On the verge of underestimating daughters

August 19, 1985

WE are on the slope of a mountain. My friends and I rest in the grass and try to catch our breath. Above us, near the summit, we can discern three figures in the mist moving at a more steady pace than our own. Even at this rate we plan to reach the peak by noon, well before the afternoon thunderstorms shudder across this corner of New Mexico. As we continue the climb past granite and tundra we do not try to talk over the wind. Our faces are red, flushed by the exertion in the meager air of 13,000 feet.
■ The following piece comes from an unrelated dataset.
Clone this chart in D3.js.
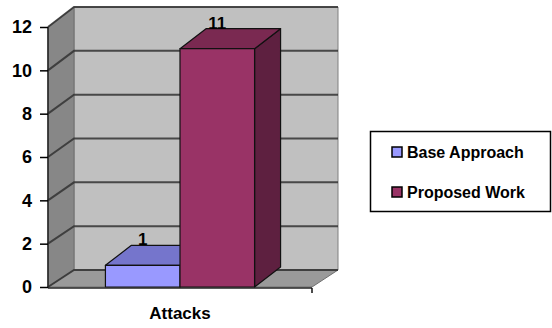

Nearing the crest, we round a boulder field and encounter the three persons glimpsed from below. They have apparently already climbed the final ridge and descended to this protected hollow for lunch.

A man raises his hand in mountain camaraderie, and we forgo the summit for a moment, stopping to chat. He is in his 30s, and he introduces himself and his two climbing companions -- his daughters -- who are seated together on a stone. One is dressed in a yellow rain slicker, the other in a navy blue sweater with a pink bandanna around her neck. As the eddying wind brushes their blond hair into their eyes, they smile up at us and continue eating crackers and sausage.
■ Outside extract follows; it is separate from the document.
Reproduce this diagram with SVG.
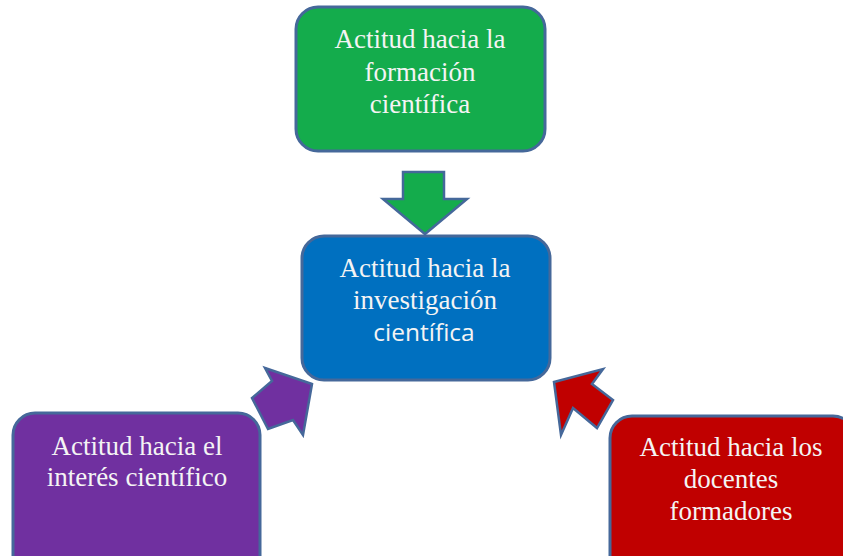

``How old are your daughters?'' I ask. The man looks at them with affection. ``This one,'' he says, indicating the daughter with the bandanna, ``is 4. Her sister there is 9.'' As the younger one stands to shake off some crumbs, the hem of her sweater unfurls the length of her body, leaving only the tips of her tennis shoes visible. ``Her mother's sweater,'' explains the man with a grin.
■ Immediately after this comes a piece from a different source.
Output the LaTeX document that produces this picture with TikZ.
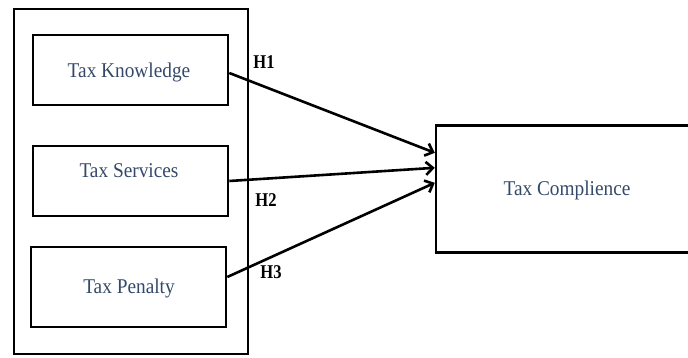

This is a wind-blasted summit, one of the highest peaks in the Southwest, but clearly we are the only ones to consider a four-year-old's presence here remarkable. She and her sister seem poised and self-assured as they carefully balance pieces of Cheddar cheese atop their crackers.

The father offers us some food packed by his wife for them, but we decline with thanks and bid them farewell. We move off in silence, absorbed less with the terrain than with the threesome we have left behind.

My wife's parents back in Kansas had a goal for child-rearing: You try to give your children both roots and wings. Roots to provide warmth, stability, and trust. Wings that allowed a child to venture out and stretch limits. I had tended to believe that experiences provided either roots or wings; evidently some could instill both at once.

As we reach the top, the clouds obligingly part and we peer into the Pecos Wilderness -- a luminous sea of green mesas and gray peaks. With our parkas flapping in the wind, we eat a hasty lunch. By the time the roiling mist encloses us again, it is time to leave. We pass the hollow on our descent, but the three have already departed. We see them ahead of us, the father in the middle, bracketed by his daughters.

I ask myself why the image seems so compelling, and the answer is not far distant: I have two daughters of my own at home -- one still in diapers, the other barely out. I had dismissed the prospect of such sojourns for the next decade or so. Perhaps when they were in college, I thought, we would have hills to climb and rivers to run. But the view from the New Mexico mountain has undone that chronology. I had been on the verge of underestimating daughters.

Far below us now the three of them are nearly hidden in mist. I watch as the father reaches out his arms, and from here on they descend the steeper slope hand in hand. They are framed that way in my memory: the daughters suspended between earth and sky, their roots and their wings in equipoise.